La maison de 140 m2 comprend deux grandes chambres avec vue sur le jardin, une cuisine équipée pour la collectivité et un vaste salon aux couleurs pastel. L'ambiance est au zen. Pas un « bip-bip » de machine pour troubler le calme ambiant. Le chariot d'urgence est dissimilé dans les toilettes. Cachée dans un coin du bureau de consultation partagée, la couveuse inhabitée s'est transformée en chauffe-serviettes. Les jouets d'enfants sont rangés, plusieurs photos des 31 bébés qui y ont vu le jour ornent les murs du vestibule. La structure est ouverte du lundi au vendredi pour les consultations et les ateliers et sept jours sur sept pour les naissances. « Un couple peut venir 30 minutes ou 24 heures avant la naissance, nous n'imposons rien, précise Marie Bichat, 30 ans. Ils repartent deux à douze heures après la délivrance. »
« Dépourvu de machines froides et angoissantes », le Nid a tout de suite plu à Agnès, 37 ans, mère pour la troisième fois depuis septembre. Pour elle, la relation privilégiée tissée au fil des mois avec « sa » sage-femme est un atout certain. « Je n'ai rien contre les médecins mais il était logique et naturel pour moi d'accoucher ainsi, sans péridurale », ajoute Émilie, 31 ans, qui a accouché en juin de son premier enfant. Savoir la maternité toute proche était pour elle « rassurant ».
Quatre transferts sécurisés
L'ouverture de la maison de naissance tient pour beaucoup à l'implication de l'Ordre départemental des sages-femmes et du Pr Olivier Morel, 40 ans, chef du pôle gynécologie-obstétrique du CHU de Nancy. L'idée était dans l'air depuis des années et le terreau favorable. Proche de la Belgique et de l'Allemagne, où les maisons de naissance sont légion, la Lorraine a une culture de l'accouchement particulière.
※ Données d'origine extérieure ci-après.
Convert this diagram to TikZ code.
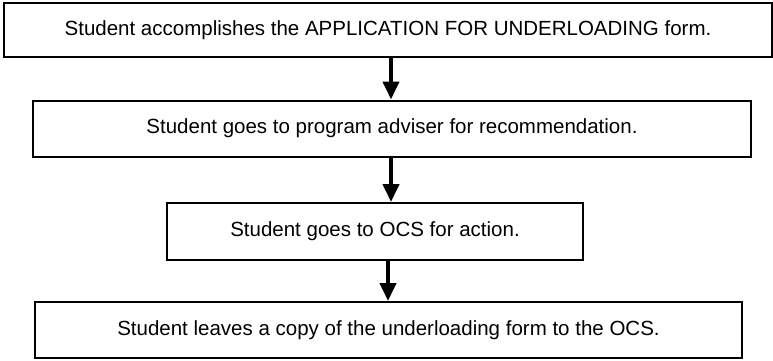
\documentclass[tikz,border=0pt]{standalone}
\usepackage{fontspec}
\setmainfont{Liberation Sans}
\usetikzlibrary{arrows.meta}
\begin{document}
\begin{tikzpicture}[x=1pt,y=1pt,
  stepbox/.style={draw=black,line width=2pt,minimum height=56pt,inner sep=0pt,font=\fontsize{20.5}{24}\selectfont},
  flow/.style={line width=4pt,-{Triangle[width=16pt,length=18pt]},shorten >=0pt}]
\useasboundingbox (0,0) rectangle (773,360);
\node[stepbox,minimum width=768pt,minimum height=54pt] (a) at (388,330) {Student accomplishes the APPLICATION FOR UNDERLOADING form.};
\node[stepbox,minimum width=718pt] (b) at (392,231.5) {Student goes to program adviser for recommendation.};
\node[stepbox,minimum width=416pt,minimum height=57pt] (c) at (375,128.5) {Student goes to OCS for action.};
\node[stepbox,minimum width=707pt] (d) at (388.5,30) {Student leaves a copy of the underloading form to the OCS.};
\draw[flow] (a.south -| 391,0) -- (b.north -| 391,0);
\draw[flow] (b.south -| 391,0) -- (c.north -| 391,0);
\draw[flow] (c.south -| 388,0) -- (d.north -| 388,0);
\end{tikzpicture}
\end{document}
Très prisées, les sages-femmes libérales ont la possibilité de suivre et d'accoucher leurs patientes en plateaux techniques hospitaliers dits ouverts (il en existe 30 sur 500 en France). Les accouchements à domicile, quoique marginaux, existent toujours.
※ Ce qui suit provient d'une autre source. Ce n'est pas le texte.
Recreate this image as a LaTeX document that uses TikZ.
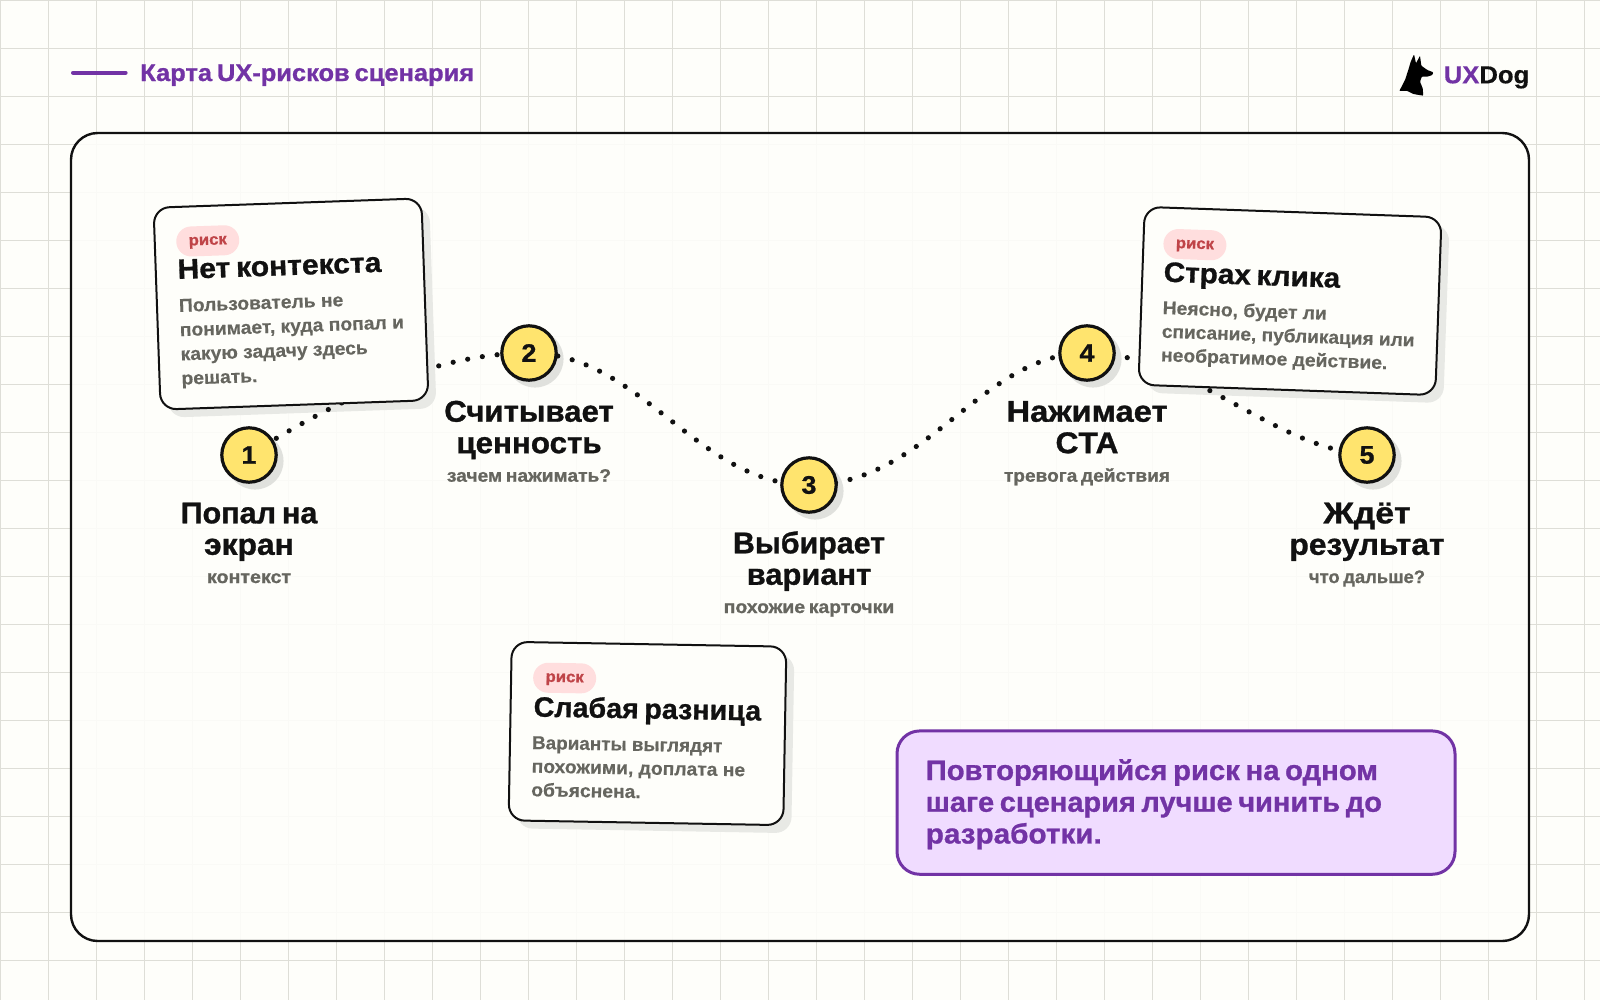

Pour l'instant, seules quatre parturientes ont été transférées en cours de travail à la maternité, pour trois stagnations de la dilatation du col et une demande de péridurale. Tout s'est bien passé. « Ça nous arrive de gérer des dilatations complètes de femmes qui arrivent de chez elles, donc encore moins médicalisées qu'en maison de naissance, témoigne le Pr Morel. Des données médicales très solides confirment que ces structures sont sans danger pour les patientes. »
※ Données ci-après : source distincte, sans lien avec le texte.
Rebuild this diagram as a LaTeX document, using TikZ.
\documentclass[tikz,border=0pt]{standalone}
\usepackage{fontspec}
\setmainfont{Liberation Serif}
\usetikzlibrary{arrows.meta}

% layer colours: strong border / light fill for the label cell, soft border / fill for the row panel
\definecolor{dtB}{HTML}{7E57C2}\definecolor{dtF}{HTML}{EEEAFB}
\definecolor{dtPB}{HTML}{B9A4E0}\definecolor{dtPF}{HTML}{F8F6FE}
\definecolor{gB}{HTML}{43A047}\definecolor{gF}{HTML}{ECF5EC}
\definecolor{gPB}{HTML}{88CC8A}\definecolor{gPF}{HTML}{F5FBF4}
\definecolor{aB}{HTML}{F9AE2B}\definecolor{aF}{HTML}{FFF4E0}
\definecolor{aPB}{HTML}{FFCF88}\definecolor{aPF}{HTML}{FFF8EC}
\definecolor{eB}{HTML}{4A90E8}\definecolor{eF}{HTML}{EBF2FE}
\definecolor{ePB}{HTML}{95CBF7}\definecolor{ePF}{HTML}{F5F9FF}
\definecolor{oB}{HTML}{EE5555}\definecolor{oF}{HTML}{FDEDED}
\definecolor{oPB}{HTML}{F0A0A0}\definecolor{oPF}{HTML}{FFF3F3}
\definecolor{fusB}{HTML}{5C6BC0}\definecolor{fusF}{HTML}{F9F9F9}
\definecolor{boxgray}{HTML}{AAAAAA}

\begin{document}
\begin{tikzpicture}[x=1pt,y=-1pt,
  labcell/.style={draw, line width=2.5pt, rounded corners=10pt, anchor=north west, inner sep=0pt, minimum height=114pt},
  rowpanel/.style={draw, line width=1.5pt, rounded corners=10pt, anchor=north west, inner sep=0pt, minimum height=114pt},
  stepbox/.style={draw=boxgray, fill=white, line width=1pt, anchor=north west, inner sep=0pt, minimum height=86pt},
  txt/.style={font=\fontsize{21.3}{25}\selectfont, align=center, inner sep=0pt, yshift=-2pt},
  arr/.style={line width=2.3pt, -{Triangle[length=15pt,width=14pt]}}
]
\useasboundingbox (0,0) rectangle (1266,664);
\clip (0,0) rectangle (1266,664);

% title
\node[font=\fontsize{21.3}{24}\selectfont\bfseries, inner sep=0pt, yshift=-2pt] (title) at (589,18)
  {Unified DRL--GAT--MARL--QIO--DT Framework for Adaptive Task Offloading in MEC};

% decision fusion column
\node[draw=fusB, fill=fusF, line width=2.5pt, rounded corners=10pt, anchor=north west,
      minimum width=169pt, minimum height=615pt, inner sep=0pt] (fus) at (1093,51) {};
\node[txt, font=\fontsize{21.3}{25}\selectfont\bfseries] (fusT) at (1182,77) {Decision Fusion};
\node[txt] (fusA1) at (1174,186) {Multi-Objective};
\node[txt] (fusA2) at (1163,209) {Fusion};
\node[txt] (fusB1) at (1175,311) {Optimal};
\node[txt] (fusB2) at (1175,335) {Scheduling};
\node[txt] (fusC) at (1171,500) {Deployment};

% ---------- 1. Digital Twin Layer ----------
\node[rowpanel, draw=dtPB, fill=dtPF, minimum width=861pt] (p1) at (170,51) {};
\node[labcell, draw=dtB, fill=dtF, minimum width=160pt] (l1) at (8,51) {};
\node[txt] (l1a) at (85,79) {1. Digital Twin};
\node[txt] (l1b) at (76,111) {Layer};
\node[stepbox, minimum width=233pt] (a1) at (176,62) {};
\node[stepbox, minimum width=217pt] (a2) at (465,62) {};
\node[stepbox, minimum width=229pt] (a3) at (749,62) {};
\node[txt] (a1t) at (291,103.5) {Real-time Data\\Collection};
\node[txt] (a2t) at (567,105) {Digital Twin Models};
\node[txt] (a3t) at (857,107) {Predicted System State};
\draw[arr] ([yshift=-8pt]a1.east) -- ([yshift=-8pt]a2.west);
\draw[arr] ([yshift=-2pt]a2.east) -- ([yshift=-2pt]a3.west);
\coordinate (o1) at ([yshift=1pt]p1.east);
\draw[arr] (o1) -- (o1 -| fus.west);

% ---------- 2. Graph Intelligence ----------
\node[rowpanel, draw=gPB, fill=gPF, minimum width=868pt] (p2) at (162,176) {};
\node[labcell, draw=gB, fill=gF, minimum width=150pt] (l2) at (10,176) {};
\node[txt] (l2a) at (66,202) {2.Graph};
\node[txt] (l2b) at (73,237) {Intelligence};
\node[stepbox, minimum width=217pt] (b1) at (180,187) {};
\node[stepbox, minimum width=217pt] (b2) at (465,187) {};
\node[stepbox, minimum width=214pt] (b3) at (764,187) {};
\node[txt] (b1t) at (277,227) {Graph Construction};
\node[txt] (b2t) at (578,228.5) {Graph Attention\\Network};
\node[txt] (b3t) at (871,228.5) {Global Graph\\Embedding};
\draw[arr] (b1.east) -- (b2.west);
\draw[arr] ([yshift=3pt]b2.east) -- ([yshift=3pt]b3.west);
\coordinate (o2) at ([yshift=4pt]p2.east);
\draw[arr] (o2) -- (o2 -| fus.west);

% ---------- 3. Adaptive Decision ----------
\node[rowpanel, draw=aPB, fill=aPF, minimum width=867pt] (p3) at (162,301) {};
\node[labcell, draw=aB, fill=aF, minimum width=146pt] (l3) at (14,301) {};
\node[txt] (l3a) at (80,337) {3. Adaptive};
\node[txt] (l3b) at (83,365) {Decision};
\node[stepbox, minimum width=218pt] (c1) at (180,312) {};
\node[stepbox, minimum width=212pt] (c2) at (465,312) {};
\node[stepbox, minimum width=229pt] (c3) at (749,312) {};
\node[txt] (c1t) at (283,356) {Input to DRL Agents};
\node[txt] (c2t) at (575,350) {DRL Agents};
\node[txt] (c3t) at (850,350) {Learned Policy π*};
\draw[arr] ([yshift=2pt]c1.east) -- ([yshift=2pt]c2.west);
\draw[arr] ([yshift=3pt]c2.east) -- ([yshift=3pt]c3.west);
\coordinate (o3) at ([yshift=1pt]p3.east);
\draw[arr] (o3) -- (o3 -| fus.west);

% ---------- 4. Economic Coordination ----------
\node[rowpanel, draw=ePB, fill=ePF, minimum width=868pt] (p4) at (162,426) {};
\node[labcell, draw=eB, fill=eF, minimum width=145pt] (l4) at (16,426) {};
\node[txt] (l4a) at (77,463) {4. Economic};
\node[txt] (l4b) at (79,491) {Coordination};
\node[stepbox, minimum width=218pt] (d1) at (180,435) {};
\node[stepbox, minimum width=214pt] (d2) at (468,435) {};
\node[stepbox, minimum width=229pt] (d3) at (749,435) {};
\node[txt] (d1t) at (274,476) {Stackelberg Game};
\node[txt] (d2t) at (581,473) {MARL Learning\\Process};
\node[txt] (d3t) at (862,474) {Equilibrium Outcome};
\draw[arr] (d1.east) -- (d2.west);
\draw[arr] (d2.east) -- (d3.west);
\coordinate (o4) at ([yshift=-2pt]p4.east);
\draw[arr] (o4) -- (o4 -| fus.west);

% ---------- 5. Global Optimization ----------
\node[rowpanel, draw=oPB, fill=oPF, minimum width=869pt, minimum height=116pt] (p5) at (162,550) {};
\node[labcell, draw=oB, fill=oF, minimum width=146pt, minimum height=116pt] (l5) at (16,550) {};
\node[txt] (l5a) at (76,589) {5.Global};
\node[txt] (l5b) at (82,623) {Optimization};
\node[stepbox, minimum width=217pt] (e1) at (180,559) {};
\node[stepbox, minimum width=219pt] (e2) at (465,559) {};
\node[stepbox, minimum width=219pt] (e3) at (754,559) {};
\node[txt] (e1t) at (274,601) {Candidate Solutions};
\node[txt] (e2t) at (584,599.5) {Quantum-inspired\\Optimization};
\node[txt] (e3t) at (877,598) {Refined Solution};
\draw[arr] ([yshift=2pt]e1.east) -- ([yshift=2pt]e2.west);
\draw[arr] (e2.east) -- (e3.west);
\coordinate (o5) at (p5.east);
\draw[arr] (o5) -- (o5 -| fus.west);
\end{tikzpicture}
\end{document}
Le Nid a cinq ans pour prouver l'efficacité de son modèle. Cinq ans pendant lesquels la communauté médicale et obstétricale, parfois loin de partager l'opinion favorable du Pr Morel, restera attentive au moindre faux pas. Depuis le début de la réforme en effet, des gynécologues se montrent sceptiques et dénoncent un accroissement du risque vital tant pour les patientes que sur le plan de la responsabilité médicale. « Six mois après le début de l'expérimentation, nous ne soutenons toujours pas les maisons de naissance », confirme le Dr Bertrand de Rochambeau. « Pragmatique », le président du Syndicat national des obstétriciens (SYNGOF) attend la première évaluation du dispositif avec impatience, prévue dans deux ans.